These are orphan boys living at the Hogar San Francisco Xavier. The town is Mixco, near Guatemala City.
Engaging with these 100 or so boys is easy. The challenging part is coming up with ways to continue supporting them.
"If you give somebody money they're just going to spend it and ask for more," says Ibis Schlesinger, founder of Lafayette-based Ties to the World.
Schlesinger's mission is to help the orphanage become self-sufficient. She and some students from her church and from the University of the Pacific went to work. Their first stop? The orphanage itself.

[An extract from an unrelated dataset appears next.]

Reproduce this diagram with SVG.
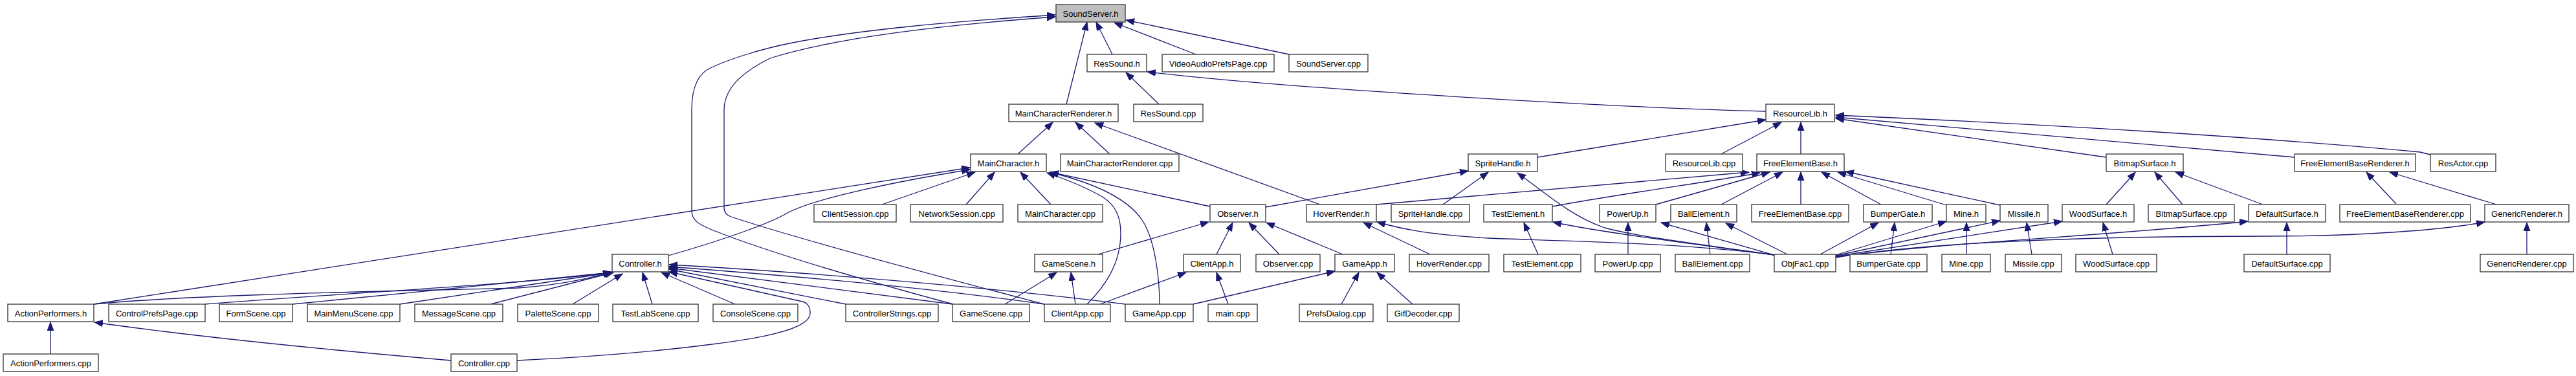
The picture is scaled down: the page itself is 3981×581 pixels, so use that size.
<svg xmlns="http://www.w3.org/2000/svg" width="3981" height="581" viewBox="0 0 3981 581">
<defs>
<style>
.n rect{fill:#ffffff;stroke:#404040;stroke-width:1.4}
.n.hl rect{fill:#bfbfbf}
.n text{font-family:"Liberation Sans",Arial,sans-serif;font-size:13px;fill:#000000;text-anchor:middle}
#edges path{fill:none;stroke:#191970;stroke-width:1.3;marker-end:url(#ah)}
</style>
<marker id="ah" markerUnits="userSpaceOnUse" markerWidth="16" markerHeight="12" refX="13" refY="5" orient="auto">
<path d="M0,0 L13,5 L0,10 z" fill="#191970" stroke="#191970" stroke-width="1"/>
</marker>
</defs>
<rect width="3981" height="581" fill="#ffffff"/>
<g id="edges">
<path d="M1719,84 L1694,34"/>
<path d="M1648,161 L1680,34"/>
<path d="M1848,84 L1722,35"/>
<path d="M1992,84 L1740,31"/>
<path d="M1473,470 C1380,445 1200,395 1100,355 C1075,345 1069,338 1069,325 L1069,170 C1069,125 1085,110 1100,104 C1130,90 1180,75 1220,67 C1330,45 1480,33 1631,23"/>
<path d="M1614,470 C1500,440 1250,375 1130,335 C1122,332 1119,328 1119,320 L1119,170 C1119,130 1160,105 1190,90 C1300,55 1480,37 1631,26"/>
<path d="M1791,161 L1740,112"/>
<path d="M2729,172 C2500,166 2000,138 1773,111"/>
<path d="M1573,238 L1627,189"/>
<path d="M1715,238 L1662,189"/>
<path d="M2040,316 L1692,190"/>
<path d="M1870,319 L1623,266"/>
<path d="M1624,316 L1577,266"/>
<path d="M1493,316 L1537,266"/>
<path d="M1363,316 L1507,266"/>
<path d="M1033,395 C1120,370 1190,345 1215,330 C1260,305 1400,278 1499,262"/>
<path d="M145,470 L1499,259"/>
<path d="M145,470 C300,455 600,450 800,445 C870,440 910,430 945,420"/>
<path d="M317,470 C500,455 800,440 945,421"/>
<path d="M452,470 C600,455 850,432 945,421"/>
<path d="M618,470 L946,421"/>
<path d="M758,470 L948,421"/>
<path d="M885,470 L962,423"/>
<path d="M1008,470 L993,421"/>
<path d="M1136,470 L1022,421"/>
<path d="M1307,470 L1034,416"/>
<path d="M1472,470 L1034,414"/>
<path d="M1614,470 C1400,440 1200,425 1034,412"/>
<path d="M1739,470 C1500,440 1200,418 1034,409"/>
<path d="M799,557 C900,552 1000,545 1100,532 C1200,520 1250,505 1252,485 C1253,475 1248,468 1240,466 L1034,420"/>
<path d="M697,557 C500,540 300,520 146,498"/>
<path d="M78,547 L78,498"/>
<path d="M1697,393 L1868,343"/>
<path d="M1880,393 L1905,344"/>
<path d="M1977,393 L1930,344"/>
<path d="M2075,393 L1957,344"/>
<path d="M1553,470 L1633,421"/>
<path d="M1662,470 L1655,421"/>
<path d="M1700,470 L1833,421"/>
<path d="M1898,470 L1880,421"/>
<path d="M1680,470 C1705,445 1732,410 1732,360 C1732,330 1720,315 1705,305 C1680,290 1650,278 1618,267"/>
<path d="M1792,470 C1792,430 1785,370 1765,340 C1745,310 1700,285 1622,266"/>
<path d="M1844,470 L2063,419"/>
<path d="M2073,470 L2100,421"/>
<path d="M2183,470 L2128,421"/>
<path d="M1956,320 L2269,264"/>
<path d="M2230,316 L2300,266"/>
<path d="M2742,394 C2650,380 2540,368 2480,352 C2430,335 2390,300 2345,267"/>
<path d="M2376,243 L2729,185"/>
<path d="M2127,316 L2703,266"/>
<path d="M2399,319 C2500,300 2650,280 2720,267"/>
<path d="M2559,316 L2735,266"/>
<path d="M2660,316 L2755,266"/>
<path d="M2783,316 L2783,266"/>
<path d="M2907,316 L2815,266"/>
<path d="M3008,317 L2840,266"/>
<path d="M3091,317 L2852,265"/>
<path d="M2660,238 L2753,189"/>
<path d="M2783,238 L2783,189"/>
<path d="M3255,243 L2837,183"/>
<path d="M3546,243 L2837,181"/>
<path d="M3756,239 L3740,235 C3600,222 3300,198 2837,178"/>
<path d="M2377,393 L2355,344"/>
<path d="M2742,394 C2600,375 2450,355 2400,343"/>
<path d="M2210,393 L2107,344"/>
<path d="M2742,394 C2600,375 2400,372 2300,368 C2200,362 2160,352 2128,343"/>
<path d="M2516,393 L2516,344"/>
<path d="M2742,394 L2567,344"/>
<path d="M2643,393 L2637,344"/>
<path d="M2762,393 L2667,345"/>
<path d="M2813,393 L2903,344"/>
<path d="M2922,393 L2928,344"/>
<path d="M2837,394 L3008,342"/>
<path d="M3039,393 L3039,344"/>
<path d="M2837,395 L3091,341"/>
<path d="M3140,393 L3132,344"/>
<path d="M2837,396 L3187,342"/>
<path d="M3265,393 L3250,344"/>
<path d="M2837,397 C3000,375 3250,365 3474,342"/>
<path d="M2837,398 C3000,370 3300,365 3500,365 C3650,365 3780,355 3840,343"/>
<path d="M3255,316 L3300,266"/>
<path d="M3373,316 L3330,266"/>
<path d="M3497,316 L3362,266"/>
<path d="M3534,393 L3534,344"/>
<path d="M3703,315 L3657,266"/>
<path d="M3858,316 L3693,266"/>
<path d="M3905,393 L3905,344"/>
</g>
<g id="n_SoundServer_h" class="n hl"><rect x="1632" y="7" width="107" height="27"/><text x="1685.5" y="26">SoundServer.h</text></g>
<g id="n_ResSound_h" class="n"><rect x="1680" y="84" width="92" height="27"/><text x="1726" y="103">ResSound.h</text></g>
<g id="n_VideoAudioPrefsPage_cpp" class="n"><rect x="1796" y="84" width="173" height="27"/><text x="1882.5" y="103">VideoAudioPrefsPage.cpp</text></g>
<g id="n_SoundServer_cpp" class="n"><rect x="1992" y="84" width="122" height="27"/><text x="2053" y="103">SoundServer.cpp</text></g>
<g id="n_MainCharacterRenderer_h" class="n"><rect x="1559" y="161" width="169" height="27"/><text x="1643.5" y="180">MainCharacterRenderer.h</text></g>
<g id="n_ResSound_cpp" class="n"><rect x="1752" y="161" width="107" height="27"/><text x="1805.5" y="180">ResSound.cpp</text></g>
<g id="n_ResourceLib_h" class="n"><rect x="2729" y="161" width="106" height="27"/><text x="2782" y="180">ResourceLib.h</text></g>
<g id="n_MainCharacter_h" class="n"><rect x="1500" y="238" width="117" height="27"/><text x="1558.5" y="257">MainCharacter.h</text></g>
<g id="n_MainCharacterRenderer_cpp" class="n"><rect x="1639" y="238" width="183" height="27"/><text x="1730.5" y="257">MainCharacterRenderer.cpp</text></g>
<g id="n_SpriteHandle_h" class="n"><rect x="2269" y="238" width="107" height="27"/><text x="2322.5" y="257">SpriteHandle.h</text></g>
<g id="n_ResourceLib_cpp" class="n"><rect x="2574" y="238" width="119" height="27"/><text x="2633.5" y="257">ResourceLib.cpp</text></g>
<g id="n_FreeElementBase_h" class="n"><rect x="2715" y="238" width="135" height="27"/><text x="2782.5" y="257">FreeElementBase.h</text></g>
<g id="n_BitmapSurface_h" class="n"><rect x="3255" y="238" width="119" height="27"/><text x="3314.5" y="257">BitmapSurface.h</text></g>
<g id="n_FreeElementBaseRenderer_h" class="n"><rect x="3546" y="238" width="187" height="27"/><text x="3639.5" y="257">FreeElementBaseRenderer.h</text></g>
<g id="n_ResActor_cpp" class="n"><rect x="3756" y="238" width="101" height="27"/><text x="3806.5" y="257">ResActor.cpp</text></g>
<g id="n_ClientSession_cpp" class="n"><rect x="1258" y="316" width="127" height="27"/><text x="1321.5" y="335">ClientSession.cpp</text></g>
<g id="n_NetworkSession_cpp" class="n"><rect x="1407" y="316" width="143" height="27"/><text x="1478.5" y="335">NetworkSession.cpp</text></g>
<g id="n_MainCharacter_cpp" class="n"><rect x="1573" y="316" width="131" height="27"/><text x="1638.5" y="335">MainCharacter.cpp</text></g>
<g id="n_Observer_h" class="n"><rect x="1870" y="316" width="86" height="27"/><text x="1913" y="335">Observer.h</text></g>
<g id="n_HoverRender_h" class="n"><rect x="2019" y="316" width="108" height="27"/><text x="2073" y="335">HoverRender.h</text></g>
<g id="n_SpriteHandle_cpp" class="n"><rect x="2150" y="316" width="121" height="27"/><text x="2210.5" y="335">SpriteHandle.cpp</text></g>
<g id="n_TestElement_h" class="n"><rect x="2293" y="316" width="106" height="27"/><text x="2346" y="335">TestElement.h</text></g>
<g id="n_PowerUp_h" class="n"><rect x="2472" y="316" width="87" height="27"/><text x="2515.5" y="335">PowerUp.h</text></g>
<g id="n_BallElement_h" class="n"><rect x="2582" y="316" width="102" height="27"/><text x="2633" y="335">BallElement.h</text></g>
<g id="n_FreeElementBase_cpp" class="n"><rect x="2707" y="316" width="150" height="27"/><text x="2782" y="335">FreeElementBase.cpp</text></g>
<g id="n_BumperGate_h" class="n"><rect x="2880" y="316" width="106" height="27"/><text x="2933" y="335">BumperGate.h</text></g>
<g id="n_Mine_h" class="n"><rect x="3008" y="316" width="61" height="27"/><text x="3038.5" y="335">Mine.h</text></g>
<g id="n_Missile_h" class="n"><rect x="3091" y="316" width="74" height="27"/><text x="3128" y="335">Missile.h</text></g>
<g id="n_WoodSurface_h" class="n"><rect x="3187" y="316" width="111" height="27"/><text x="3242.5" y="335">WoodSurface.h</text></g>
<g id="n_BitmapSurface_cpp" class="n"><rect x="3320" y="316" width="133" height="27"/><text x="3386.5" y="335">BitmapSurface.cpp</text></g>
<g id="n_DefaultSurface_h" class="n"><rect x="3475" y="316" width="119" height="27"/><text x="3534.5" y="335">DefaultSurface.h</text></g>
<g id="n_FreeElementBaseRenderer_cpp" class="n"><rect x="3616" y="316" width="202" height="27"/><text x="3717" y="335">FreeElementBaseRenderer.cpp</text></g>
<g id="n_GenericRenderer_h" class="n"><rect x="3840" y="316" width="130" height="27"/><text x="3905" y="335">GenericRenderer.h</text></g>
<g id="n_Controller_h" class="n"><rect x="946" y="393" width="87" height="27"/><text x="989.5" y="412">Controller.h</text></g>
<g id="n_GameScene_h" class="n"><rect x="1599" y="393" width="105" height="27"/><text x="1651.5" y="412">GameScene.h</text></g>
<g id="n_ClientApp_h" class="n"><rect x="1829" y="393" width="88" height="27"/><text x="1873" y="412">ClientApp.h</text></g>
<g id="n_Observer_cpp" class="n"><rect x="1941" y="393" width="99" height="27"/><text x="1990.5" y="412">Observer.cpp</text></g>
<g id="n_GameApp_h" class="n"><rect x="2063" y="393" width="92" height="27"/><text x="2109" y="412">GameApp.h</text></g>
<g id="n_HoverRender_cpp" class="n"><rect x="2178" y="393" width="123" height="27"/><text x="2239.5" y="412">HoverRender.cpp</text></g>
<g id="n_TestElement_cpp" class="n"><rect x="2324" y="393" width="119" height="27"/><text x="2383.5" y="412">TestElement.cpp</text></g>
<g id="n_PowerUp_cpp" class="n"><rect x="2465" y="393" width="101" height="27"/><text x="2515.5" y="412">PowerUp.cpp</text></g>
<g id="n_BallElement_cpp" class="n"><rect x="2589" y="393" width="115" height="27"/><text x="2646.5" y="412">BallElement.cpp</text></g>
<g id="n_ObjFac1_cpp" class="n"><rect x="2742" y="393" width="95" height="27"/><text x="2789.5" y="412">ObjFac1.cpp</text></g>
<g id="n_BumperGate_cpp" class="n"><rect x="2859" y="393" width="119" height="27"/><text x="2918.5" y="412">BumperGate.cpp</text></g>
<g id="n_Mine_cpp" class="n"><rect x="3001" y="393" width="75" height="27"/><text x="3038.5" y="412">Mine.cpp</text></g>
<g id="n_Missile_cpp" class="n"><rect x="3099" y="393" width="87" height="27"/><text x="3142.5" y="412">Missile.cpp</text></g>
<g id="n_WoodSurface_cpp" class="n"><rect x="3208" y="393" width="125" height="27"/><text x="3270.5" y="412">WoodSurface.cpp</text></g>
<g id="n_DefaultSurface_cpp" class="n"><rect x="3468" y="393" width="133" height="27"/><text x="3534.5" y="412">DefaultSurface.cpp</text></g>
<g id="n_GenericRenderer_cpp" class="n"><rect x="3833" y="393" width="144" height="27"/><text x="3905" y="412">GenericRenderer.cpp</text></g>
<g id="n_ActionPerformers_h" class="n"><rect x="12" y="470" width="133" height="27"/><text x="78.5" y="489">ActionPerformers.h</text></g>
<g id="n_ControlPrefsPage_cpp" class="n"><rect x="168" y="470" width="149" height="27"/><text x="242.5" y="489">ControlPrefsPage.cpp</text></g>
<g id="n_FormScene_cpp" class="n"><rect x="339" y="470" width="113" height="27"/><text x="395.5" y="489">FormScene.cpp</text></g>
<g id="n_MainMenuScene_cpp" class="n"><rect x="475" y="470" width="143" height="27"/><text x="546.5" y="489">MainMenuScene.cpp</text></g>
<g id="n_MessageScene_cpp" class="n"><rect x="641" y="470" width="136" height="27"/><text x="709" y="489">MessageScene.cpp</text></g>
<g id="n_PaletteScene_cpp" class="n"><rect x="800" y="470" width="125" height="27"/><text x="862.5" y="489">PaletteScene.cpp</text></g>
<g id="n_TestLabScene_cpp" class="n"><rect x="947" y="470" width="132" height="27"/><text x="1013" y="489">TestLabScene.cpp</text></g>
<g id="n_ConsoleScene_cpp" class="n"><rect x="1102" y="470" width="131" height="27"/><text x="1167.5" y="489">ConsoleScene.cpp</text></g>
<g id="n_ControllerStrings_cpp" class="n"><rect x="1307" y="470" width="143" height="27"/><text x="1378.5" y="489">ControllerStrings.cpp</text></g>
<g id="n_GameScene_cpp" class="n"><rect x="1472" y="470" width="119" height="27"/><text x="1531.5" y="489">GameScene.cpp</text></g>
<g id="n_ClientApp_cpp" class="n"><rect x="1614" y="470" width="102" height="27"/><text x="1665" y="489">ClientApp.cpp</text></g>
<g id="n_GameApp_cpp" class="n"><rect x="1739" y="470" width="105" height="27"/><text x="1791.5" y="489">GameApp.cpp</text></g>
<g id="n_main_cpp" class="n"><rect x="1867" y="470" width="76" height="27"/><text x="1905" y="489">main.cpp</text></g>
<g id="n_PrefsDialog_cpp" class="n"><rect x="2008" y="470" width="114" height="27"/><text x="2065" y="489">PrefsDialog.cpp</text></g>
<g id="n_GifDecoder_cpp" class="n"><rect x="2144" y="470" width="111" height="27"/><text x="2199.5" y="489">GifDecoder.cpp</text></g>
<g id="n_ActionPerformers_cpp" class="n"><rect x="5" y="547" width="147" height="27"/><text x="78.5" y="566">ActionPerformers.cpp</text></g>
<g id="n_Controller_cpp" class="n"><rect x="697" y="547" width="102" height="27"/><text x="748" y="566">Controller.cpp</text></g>
</svg>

"You could want to help people but then when you really become a part of that and you see who you are helping and how you are going to help them and to see how that continues I think that's a big part of it," says Hunter Tanous.
Hunter Tanous is a university student. While at the orphanage he learned how poverty can break up families after talking to a little boy who said he was there because he didn't fit.
"What do you mean 'I didn't fit?' The kid couldn't explain. But you start to realize the severity of poverty in some of these situations that you have to give up a child," says Tanous.
They knew they had to come up with a business plan to help the orphanage become.
"My father used to say people are truly not free until they are economically free," says Schlesinger.
Their plan is to use the land to grow mushrooms, flowers and orchids.
The project will be supervised by Manuel Luz, a successful Guatemalan farmer. His land is entirely self-sustaining from the animals they raise, the water they collect and drink, to the food they eat.
Domenica Peterson is part of Ties to the World.
"The idea of social entrepreneurship is to help people to help themselves to empower themselves so they can feel they can support themselves and do well in the world," says Peterson.
It will take years before the orphanage can function on its own. In the meantime, it will rely on donations. The money collected helps pay for two full-time teachers, a computer lab instructor and three tutors. The cost is $1,000 dollars a month.
Helping orphans has been Schlesinger's dream since she was a teenager growing up in Guatemala.
"I kept on thinking what would happen if these boys and girls had the opportunities that we've had and that has always been with me," says Schlesinger.
Today, Schlesinger and her team have the help of a group of students from the University of Pennsylvania, all working on the sustainability plan. The dream is to someday help more orphanages become self-sufficient.
"Not only have we learned about Guatemala and working with children and orphans and education but we've learned about how to create a business and all the work that goes into researching business ideas, establishing a business in a foreign country," says Peterson.
"I see hope for the future. I just believe we need to do it together with them," says Schlesinger.